Wednesday, August 15, 2018

TABLE TALK



As a young man I ate plenty of “Table Talk” pies.
They were tasty and plentiful in New England. At the time, my interest was mostly in the contents, not the label printed on the box.


The company’s web site says nothing about the name’s origin.  Historically, conversations around the table have a noble heritage.  Plutarch wrote about the “dinner of the seven wise men.” One of Plato’s most famous dialogues is the Symposium, a conversation after dinner, a time when, as was the custom, drinking of wine and conversing were the central activities.  (“Symposium” literally means “drinking together.”) Martin Luther’s home was a hospitable place where associates would drop in.  Conversations around that table were recorded and published as “Table Talk.


Food and conversation are associated with that most versatile of human organs, the tongue.  The tongue that tastes and the tongue that talks come together at the table. The novelist Madeleine L’Engle, describing her first date with the man she would marry, highlights the intersection: “Hugh and I sat over our hamburgers and milkshakes till nearly two in the morning.  ..We had talked for ten hours without noticing the time passing.”


Good conversation, like good tasting, requires attentiveness.  Attentiveness, in turn, involves a certain amount of care for, and consideration towards, participants. Distraction, interruption,  and inattentiveness sound the death knell of a good conversation.


Attentiveness and its absence sort of mark the difference between an earlier time (say from Plato to the late 20th century) and ours.  It’s not that humans have changed. but our technology has. Here is a
contemporary image: a table, or it could be a park or a living room; a parent and a child. The parent's attention is given to the glowing rectangle, not to the child.  It's a scene with multiple iterations.


When it comes to the shared meals, L’Engle’s first date would today face challenges:  phone beeps, the
temptation to check texts and emails, instagram, snapchat; to answer a phone call immediately.  The practice of phone use is so common that a word “phubbing” has been invented to describe being snubbed by someone else’s use of a phone.


The problem has occasioned attempted remedies. There is a game in which whoever checks a smartphone picks up the checks for everyone at the table. There is also an invention meant to discourage phone use at mealtime.

Two of our tongues, the tasting and the talking ones, once coordinated quite naturally. The tasting tongue reinforced the talking tongue in fostering affiliations. (And, as with L'Engle, often led to a third tongue, the erotic one).

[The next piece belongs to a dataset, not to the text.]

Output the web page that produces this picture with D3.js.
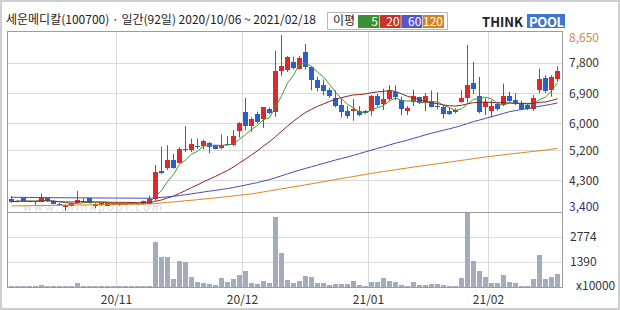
<!DOCTYPE html>
<html>
<head>
<meta charset="utf-8">
<script src="https://cdn.jsdelivr.net/npm/d3@7/dist/d3.min.js"></script>
<style>
    body { margin: 0; background: #fff; }
    svg text { font-family: "Noto Sans CJK KR", "DejaVu Sans", sans-serif; }
</style>
</head>
<body>
<div id="chart"></div>
<script>
// Daily candles, 2020/10/06 .. 2021/02/18 (92 sessions)
var opens = [3750,3680,3780,3690,3670,3680,3790,3700,3620,3520,3560,3640,3700,3780,3560,3570,3560,3630,3570,3620,3630,3600,3700,3620,
    3745,4580,4670,4920,4840,5250,5220,5350,5350,5420,5360,5280,5400,5360,5790,6350,5940,6280,6130,6430,6360,7580,7600,7850,7650,8150,
    7700,7320,7150,7020,6760,6550,6380,6380,6390,6390,6380,6830,6590,6730,6950,6710,6370,6660,6790,6640,6680,6520,6510,6380,6350,6660,
    6760,7220,6830,6490,6390,6590,6560,6830,6710,6610,6560,6430,7020,7380,7020,7350];
var highs = [3850,3720,3800,3710,3700,3920,3810,3720,3640,3600,3650,4000,3780,3790,3630,3650,3650,3640,3640,3630,3640,3640,3710,3860,
    4770,5320,5360,5100,5300,5930,5560,5560,5530,5460,5370,5680,5630,5810,6050,6770,6190,6360,6490,6490,8180,8650,8020,8000,8020,8380,
    7720,7400,7320,7080,7000,6760,6530,6740,6530,6410,6860,6890,7050,7150,7150,6810,6530,7020,6810,6920,7000,6940,6560,6480,6460,7000,
    8350,7850,7400,6760,6710,6630,7200,6950,6910,6690,6590,6860,7650,7450,7450,7720];
var lows = [3650,3660,3690,3670,3580,3670,3670,3600,3560,3400,3540,3620,3660,3620,3480,3550,3550,3570,3560,3600,3600,3590,3590,3600,
    3705,4500,4620,4670,4820,5160,5160,5250,5240,5120,5240,5240,5360,5330,5590,5810,5760,6010,5880,6290,6210,7420,7550,7620,7620,7620,
    7000,6970,6850,6780,6490,6190,6160,6090,6230,6310,6240,6510,6410,6690,6710,6260,6260,6530,6590,6380,6490,6430,6160,6260,6310,6630,
    6630,6890,6310,6260,6190,6390,6530,6660,6560,6410,6410,6390,6910,6920,6810,7250];
var closes = [3680,3700,3700,3690,3690,3780,3690,3620,3580,3590,3630,3740,3690,3640,3620,3630,3640,3580,3630,3620,3610,3630,3600,3760,
    4550,4540,4920,4690,5240,5220,5410,5340,5490,5320,5260,5380,5390,5650,6030,5940,6130,6040,6490,6310,7570,7720,7980,7670,7950,7700,
    7300,7080,6970,6840,6530,6340,6230,6430,6260,6330,6830,6560,6730,6970,6790,6430,6470,6830,6630,6830,6510,6490,6290,6290,6410,6770,
    7150,7050,6360,6640,6530,6430,6830,6690,6610,6430,6430,6780,7350,6980,7400,7570];
// volume in units of 10,000 shares
var volumes = [60,50,55,45,40,120,60,50,45,55,50,240,50,45,50,40,45,40,45,35,40,45,50,60,
    2520,1650,1650,460,1460,1410,580,300,220,170,110,500,260,460,690,910,220,190,350,210,3880,1880,390,240,350,630,
    580,220,220,130,170,170,170,350,130,75,260,260,500,350,260,130,75,300,110,110,170,170,130,75,75,480,
    4100,1430,870,580,210,210,690,260,210,75,75,450,1800,450,580,720];
// 60- and 120-day moving averages as drawn (their windows reach back before the chart)
var ma60 = [3810,3808,3806,3804,3802,3800,3798,3797,3796,3795,3794,3793,3792,3791,3790,3789,3788,3787,3786,3785,3784,3783,3782,3780,
    3792,3805,3823,3838,3862,3886,3913,3938,3967,3992,4016,4043,4069,4100,4137,4173,4212,4249,4294,4336,4392,4450,4510,4565,4620,4670,
    4720,4770,4820,4870,4920,4965,5010,5060,5112,5166,5218,5266,5316,5371,5423,5467,5513,5567,5618,5672,5720,5765,5809,5853,5899,5952,
    6010,6068,6114,6164,6213,6260,6313,6362,6396,6428,6453,6488,6523,6553,6586,6623];
var ma120 = [3550,3553,3555,3558,3560,3563,3566,3568,3571,3574,3576,3579,3582,3584,3587,3590,3592,3595,3598,3600,3603,3606,3608,3612,
    3622,3638,3654,3670,3688,3705,3720,3738,3756,3774,3792,3810,3830,3850,3870,3890,3910,3940,3970,4000,4030,4060,4090,4120,4150,4180,
    4210,4242,4274,4306,4338,4370,4400,4430,4460,4490,4520,4550,4578,4605,4632,4658,4684,4710,4735,4760,4785,4810,4835,4860,4885,4910,
    4935,4960,4985,5010,5032,5054,5076,5098,5118,5138,5158,5178,5198,5218,5241,5265];

var priceTicks = [8650, 7800, 6900, 6000, 5200, 4300, 3400];
var priceGrid = [7800, 6900, 6000, 5200, 4300];
var volTicks = [2774, 1390];
var monthIdx = [18, 39, 60, 80];
var monthLabels = ['20/11', '20/12', '21/01', '21/02'];
var maPeriods = ['5', '20', '60', '120'];

(function () {
    var W = 620, H = 310;
    var LEFT = 8, RIGHT = 560;
    var PLOT_L = 7.5, PLOT_R = 562.5, PLOT_T = 31.5, SPLIT = 212.5, PLOT_B = 287.5;
    var UP = '#dc2a2c', DOWN = '#2a5fcc';
    var MA_COLORS = ['#3f9a3a', '#8c2424', '#4a4aae', '#d8861e'];
    var LEGEND_BG = ['#3c8f32', '#c8322c', '#5656c6', '#d4841c'];
    var GRID = '#dadada', FRAME = '#9c9c9c';

    var n = closes.length;
    var svg = d3.select('#chart').append('svg')
        .attr('width', W).attr('height', H)
        .attr('viewBox', [0, 0, W, H]);

    var x = d3.scaleBand().domain(d3.range(n)).range([LEFT, RIGHT]).padding(0);
    var xl = d3.scaleLinear().domain([0, n]).range([LEFT, RIGHT]);
    var y = d3.scaleLinear().domain([3400, 8650]).range([211, 35]);
    var yv = d3.scaleLinear().domain([0, 4160]).range([287, 212]);

    function movingAvg(vals, p) {
        return vals.map(function (v, i) {
            return d3.mean(vals.slice(Math.max(0, i - p + 1), i + 1));
        });
    }
    var maSeries = [movingAvg(closes, 5), movingAvg(closes, 20), ma60, ma120];

    // outer frame
    svg.append('rect').attr('x', 1).attr('y', 1).attr('width', W - 2).attr('height', H - 2)
        .attr('fill', '#fff').attr('stroke', '#cfcfcf').attr('stroke-width', 2);

    // grid
    var grid = svg.append('g').attr('shape-rendering', 'crispEdges');
    grid.selectAll('line.h').data(priceGrid).join('line')
        .attr('x1', PLOT_L).attr('x2', PLOT_R)
        .attr('y1', function (d) { return Math.floor(y(d)) + 0.5; })
        .attr('y2', function (d) { return Math.floor(y(d)) + 0.5; })
        .attr('stroke', GRID);
    grid.selectAll('line.vh').data(volTicks).join('line')
        .attr('x1', PLOT_L).attr('x2', PLOT_R)
        .attr('y1', function (d) { return Math.round(yv(d)) + 0.5; })
        .attr('y2', function (d) { return Math.round(yv(d)) + 0.5; })
        .attr('stroke', GRID);
    grid.selectAll('line.v').data(monthIdx).join('line')
        .attr('x1', function (d) { return x(d) + 0.5; })
        .attr('x2', function (d) { return x(d) + 0.5; })
        .attr('y1', PLOT_T).attr('y2', PLOT_B)
        .attr('stroke', GRID);

    // watermark (very faint)
    svg.append('text').attr('x', 23).attr('y', 211)
        .attr('textLength', 139).attr('lengthAdjust', 'spacing')
        .attr('font-size', 11).attr('fill', '#dcdcdc')
        .text('www.thinkpool.com');

    // volume bars
    svg.append('g').attr('shape-rendering', 'crispEdges')
        .selectAll('rect').data(volumes).join('rect')
        .attr('x', function (d, i) { return x(i) + 1; })
        .attr('width', x.bandwidth() - 1)
        .attr('y', function (d) { return Math.round(yv(d)); })
        .attr('height', function (d) { return 287 - Math.round(yv(d)); })
        .attr('fill', '#a4abba');

    // candles
    var candles = svg.append('g').selectAll('g').data(d3.range(n)).join('g');
    function colorOf(i) { return closes[i] >= opens[i] ? UP : DOWN; }
    candles.append('line')
        .attr('x1', function (i) { return x(i) + 3.5; })
        .attr('x2', function (i) { return x(i) + 3.5; })
        .attr('y1', function (i) { return y(highs[i]); })
        .attr('y2', function (i) { return y(lows[i]); })
        .attr('stroke', colorOf);
    candles.append('rect')
        .attr('shape-rendering', 'crispEdges')
        .attr('x', function (i) { return x(i) + 1; })
        .attr('width', x.bandwidth() - 1)
        .attr('y', function (i) { return Math.round(y(Math.max(opens[i], closes[i]))); })
        .attr('height', function (i) {
            return Math.max(1, Math.round(y(Math.min(opens[i], closes[i]))) - Math.round(y(Math.max(opens[i], closes[i]))));
        })
        .attr('fill', colorOf);

    // moving averages
    var line = d3.line()
        .x(function (d, i) { return x(i) + 3.5; })
        .y(function (d) { return y(d); });
    svg.append('g').selectAll('path').data(maSeries).join('path')
        .attr('d', line)
        .attr('fill', 'none')
        .attr('stroke', function (d, k) { return MA_COLORS[k]; })
        .attr('stroke-width', 1);

    // panel frames
    var frame = svg.append('g').attr('shape-rendering', 'crispEdges')
        .attr('fill', 'none').attr('stroke', FRAME);
    frame.append('rect').attr('x', PLOT_L).attr('y', PLOT_T)
        .attr('width', PLOT_R - PLOT_L).attr('height', PLOT_B - PLOT_T);
    frame.append('line').attr('x1', PLOT_L).attr('x2', PLOT_R)
        .attr('y1', SPLIT).attr('y2', SPLIT);

    // right price axis
    var pAxis = svg.append('g').attr('transform', 'translate(562,0)')
        .call(d3.axisRight(y).tickValues(priceTicks).tickSize(0).tickPadding(7).tickFormat(d3.format(',')));
    pAxis.select('.domain').remove();
    pAxis.selectAll('.tick')
        .attr('transform', function (d) {
            return 'translate(0,' + Math.min(207, Math.max(38, y(d))) + ')';
        });
    pAxis.selectAll('text')
        .attr('font-size', 12)
        .attr('font-family', '"Noto Sans CJK KR", sans-serif')
        .attr('fill', function (d) { return d === 8650 ? '#d08846' : d === 3400 ? '#2e2e8c' : '#333'; });

    var vAxis = svg.append('g').attr('transform', 'translate(562,0)')
        .call(d3.axisRight(yv).tickValues(volTicks).tickSize(0).tickPadding(8).tickFormat(d3.format('d')));
    vAxis.select('.domain').remove();
    vAxis.selectAll('text').attr('font-size', 12)
        .attr('font-family', '"Noto Sans CJK KR", sans-serif').attr('fill', '#333');
    svg.append('text').attr('x', 576).attr('y', 290)
        .attr('font-size', 12).attr('fill', '#333').text('x10000');

    // bottom date axis
    var xAxis = svg.append('g').attr('transform', 'translate(0,287)')
        .call(d3.axisBottom(xl).tickValues(monthIdx).tickSize(0).tickPadding(8)
            .tickFormat(function (d, k) { return monthLabels[k]; }));
    xAxis.select('.domain').remove();
    xAxis.selectAll('text').attr('font-size', 12)
        .attr('font-family', '"Noto Sans CJK KR", sans-serif').attr('fill', '#333');

    // header title
    svg.append('text').attr('x', 6).attr('y', 24)
        .attr('font-size', 12).attr('fill', '#222')
        .text('세운메디칼(100700) · 일간(92일) 2020/10/06 ~ 2021/02/18');

    // MA legend
    var lg = svg.append('g').attr('transform', 'translate(327,12)');
    lg.append('rect').attr('x', 0.5).attr('y', 0.5).attr('width', 120).attr('height', 17)
        .attr('fill', '#fff').attr('stroke', '#b8b8b8');
    lg.append('text').attr('x', 6).attr('y', 13).attr('font-size', 12).attr('fill', '#222').text('이평');
    var lgx = d3.scaleBand().domain(maPeriods).range([31, 117]).paddingInner(0.03);
    var item = lg.selectAll('g.item').data(maPeriods).join('g');
    item.append('rect')
        .attr('x', function (d) { return lgx(d); }).attr('y', 3)
        .attr('width', lgx.bandwidth()).attr('height', 13)
        .attr('fill', function (d, k) { return LEGEND_BG[k]; });
    item.append('text')
        .attr('x', function (d) { return lgx(d) + lgx.bandwidth() - 1; }).attr('y', 14)
        .attr('text-anchor', 'end').attr('font-size', 12).attr('fill', '#fff')
        .text(function (d) { return d; });

    // THINKPOOL logo
    var logo = svg.append('g').attr('transform', 'translate(482,14)');
    logo.append('text').attr('x', 0).attr('y', 13)
        .attr('font-family', '"DejaVu Sans", sans-serif').attr('font-weight', 'bold')
        .attr('font-size', 13).attr('fill', '#222')
        .text('THINK');
    logo.append('rect').attr('x', 45).attr('y', 0).attr('width', 38).attr('height', 14).attr('fill', '#3f74cf');
    logo.append('text').attr('x', 47).attr('y', 12.5)
        .attr('font-family', '"DejaVu Sans", sans-serif').attr('font-weight', 'bold')
        .attr('font-size', 13).attr('fill', '#fff').attr('textLength', 35)
        .text('POOL');
}());
</script>
</body>
</html>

The link was easy because the table itself symbolized a locus of intersections.  Food comes from somewhere.  Its roots are in the natural world, which, in turn, depends on sun, rain, worms, ants bacteria for fertile soil.  There are also dependencies and connections to those who plant, tend to, harvest, package and ship food, not to mention those who cook and clean up. The table thus offers itself as a suitable place for adding connections by complementing the natural ones with new affiliations centered around conversations. 

This presents a contemporary problem.  Attentiveness, heedful concern, care for others, these rank high in a world where personal categories dominate.  In our world, one which worships efficiency, convenience and control, the older modes of interaction fade to the periphery.

When table talk offers little more than bursts of words between bouts of smartphone concentration, we tend, as Sherry Turkle points out, to lose both vulnerability and the ability to empathize, two important ingredients for interpersonal relations.  

Traditional table talk, combining our tasting and talking tongues, requires us to accept a certain level of vulnerability. Its face to face setting prizes our ability to empathize, that is, to read moods, emotions, responses. 

In the old "Table Talk," dependence, vulnerability, and empathy were much in evidence.  Today, these have been displaced by efficiency, convenience and control--trends reinforced by our technology.  Neither the tasting tongue nor the talking tongue can thrive in this context.